In 1966 I was installed as a writer in residence at Central State College, Edmond, Oklahoma, to teach ‘creative writing’. In my opening address I warned my students that creative writing could not be taught; the most I could do was to tell them what being a professional writer meant. And so in the course of two semesters I explained to them the problems that I had been set by the forty-odd books that I had written, with each book setting its own special problem. I told them that they could learn as much for the purpose of their own writing from studying the mistakes that a professional writer has made as from examining the technique by which a master has achieved his effects, and seen in that light the various projects that I undertook during 1931 contain useful examples of the pitfalls that befall a writer along his way. One cannot be taught how to write. One teaches oneself by writing.
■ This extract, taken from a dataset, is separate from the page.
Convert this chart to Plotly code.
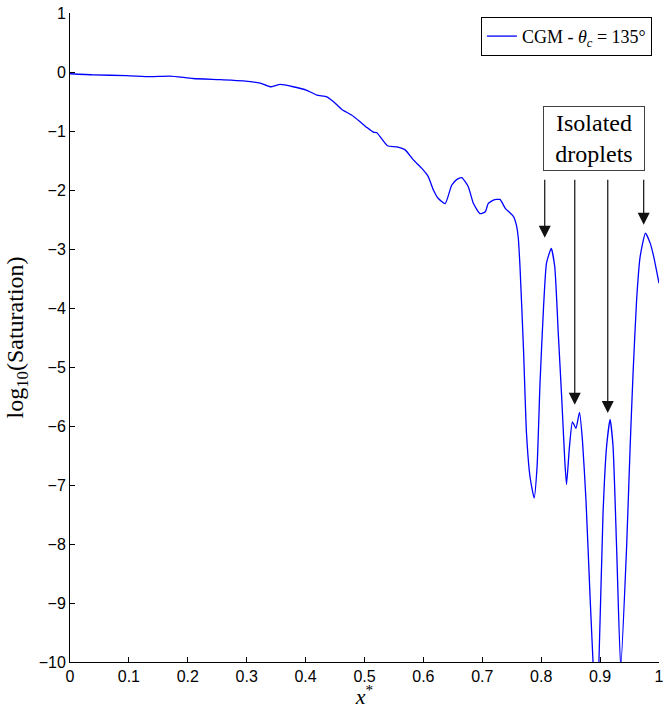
import plotly.graph_objects as go

# Data
x_star = [0.000, 0.040, 0.096, 0.136, 0.170, 0.209, 0.255, 0.294, 0.323, 0.340,
          0.357, 0.379, 0.402, 0.419, 0.436, 0.447, 0.461, 0.478, 0.492, 0.504,
          0.515, 0.521, 0.539, 0.555, 0.569, 0.583, 0.597, 0.608, 0.617, 0.625,
          0.637, 0.648, 0.657, 0.665, 0.676, 0.685, 0.696, 0.705, 0.710, 0.719,
          0.730, 0.739, 0.753, 0.758, 0.761, 0.764, 0.770, 0.775, 0.781, 0.788,
          0.793, 0.798, 0.804, 0.809, 0.817, 0.823, 0.829, 0.835, 0.840, 0.843,
          0.848, 0.853, 0.859, 0.865, 0.870, 0.876, 0.883, 0.888, 0.893, 0.898,
          0.905, 0.911, 0.917, 0.922, 0.928, 0.935, 0.945, 0.951, 0.956, 0.962,
          0.968, 0.977, 0.985, 0.991, 1.000]
log_sat = [-0.03, -0.05, -0.06, -0.08, -0.07, -0.11, -0.13, -0.15, -0.19, -0.25,
           -0.21, -0.25, -0.31, -0.39, -0.42, -0.50, -0.63, -0.73, -0.84, -0.94,
           -1.02, -1.03, -1.25, -1.27, -1.32, -1.49, -1.63, -1.77, -2.00, -2.14,
           -2.23, -1.92, -1.82, -1.79, -1.94, -2.23, -2.40, -2.37, -2.23, -2.17,
           -2.16, -2.31, -2.45, -2.60, -2.80, -3.30, -4.71, -6.12, -6.86, -7.22,
           -6.69, -5.27, -3.98, -3.24, -2.99, -3.30, -4.43, -5.56, -6.58, -6.99,
           -6.35, -5.93, -6.04, -5.77, -6.24, -7.25, -8.90, -10.0, -11.0, -10.0,
           -7.48, -6.35, -5.89, -6.35, -8.05, -10.1, -8.05, -6.35, -5.10, -3.86,
           -3.13, -2.73, -2.90, -3.13, -3.58]

series_name = "CGM - <i>θ</i><sub><i>c</i></sub> = 135°"
note_text = "Isolated<br>droplets"
arrow_x = [0.806, 0.857, 0.913, 0.974]
arrow_tip = [-2.81, -5.64, -5.78, -2.59]
arrow_tail = -1.80

fig = go.Figure()
fig.add_trace(go.Scatter(
    x=x_star, y=log_sat, mode="lines", name=series_name,
    line=dict(color="#0000FF", width=1.3, shape="spline", smoothing=0.5),
))

serif = "Liberation Serif, Times New Roman, serif"
sans = "Liberation Sans, Arial, sans-serif"

fig.add_annotation(
    x=0.8897, y=-1.12, xref="x", yref="y", text=note_text, showarrow=False,
    font=dict(family=serif, size=24, color="black"), width=94,
    bordercolor="#404040", borderwidth=1, borderpad=3, bgcolor="white",
)
for ax_, tip in zip(arrow_x, arrow_tip):
    fig.add_annotation(
        x=ax_, y=tip, ax=ax_, ay=arrow_tail, xref="x", yref="y",
        axref="x", ayref="y", text="", showarrow=True,
        arrowhead=2, arrowsize=2.0, arrowwidth=1.2, arrowcolor="#111111",
        standoff=0, startstandoff=0,
    )

fig.update_layout(
    width=663, height=709,
    margin=dict(l=70, r=4, t=13, b=47, autoexpand=False),
    paper_bgcolor="white", plot_bgcolor="white",
    showlegend=True,
    legend=dict(
        x=0.988, y=0.994, xanchor="right", yanchor="top",
        bgcolor="white", bordercolor="black", borderwidth=1,
        font=dict(family=serif, size=18, color="black"),
        itemwidth=30, tracegroupgap=0,
    ),
    font=dict(family=sans, size=16, color="black"),
)
fig.update_xaxes(
    range=[0, 1], dtick=0.1, tick0=0, showgrid=False, zeroline=False,
    showline=True, linecolor="black", linewidth=1, automargin=False,
    ticks="inside", ticklen=5, tickcolor="black", ticklabeloverflow="allow",
    tickfont=dict(family=sans, size=16, color="black"),
    title=dict(text="<i>x</i><sup>*</sup>", font=dict(family=serif, size=22), standoff=2),
)
fig.update_yaxes(
    range=[-10, 1], dtick=1, tick0=0, showgrid=False, zeroline=False,
    showline=True, linecolor="black", linewidth=1, automargin=False,
    ticks="inside", ticklen=5, tickcolor="black", ticklabeloverflow="allow",
    tickfont=dict(family=sans, size=16, color="black"),
    title=dict(text="log<sub>10</sub>(Saturation)", font=dict(family=serif, size=24), standoff=8),
)

fig.write_html(
    "out.html",
    config={"displayModeBar": False},
    post_script="document.body.style.margin='0';document.body.style.overflow='hidden';",
)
There is another reason why I am yielding to an impulse to write about 1931. In the following year I married. The marriage produced three children. I do not believe that it is possible to write the complete truth about a marriage that has produced children.
II
1931 began for me in a New York flat to which Muriel Draper had invited a number of friends to see a bad year out. Muriel Draper, the sister of Ruth Draper, was one of the more vivid ornaments of the New York scene. For days afterwards I heard anecdotes of what had happened there later in the morning; it was undoubtedly an historic party, as most of Muriel Draper’s were, but I was not present to assess the veracity of those rumours. I left soon after twelve because next morning I was due at Albany to hear Franklin D. Roosevelt deliver his inaugural address to the State Assembly as the re-elected Governor of New York State. The train left early. I wanted to feel well and rested. There would be other wild parties in New York, and I was not likely to be invited again to a gubernatorial opening.
In the apartment house in which I lived, 136 E 36 – a building on the corner of Lexington which still stands – was also living an assemblyman, Langdon Post. I had arranged to go down with him to Albany. I knocked on his door at five o’clock. He clearly had not been as cautious as I had the night before. I had to knock a number of times and I doubt if I should have succeeded in rousing him if I had not had the co-operation of his dog. He was under thirty, but he looked over forty when he eventually peered round the door. His eyes were half closed and his chin was bristly. Electric razors did not exist in those days. I assumed that he would arrive at the station with either a lacerated or a half-shaven jaw.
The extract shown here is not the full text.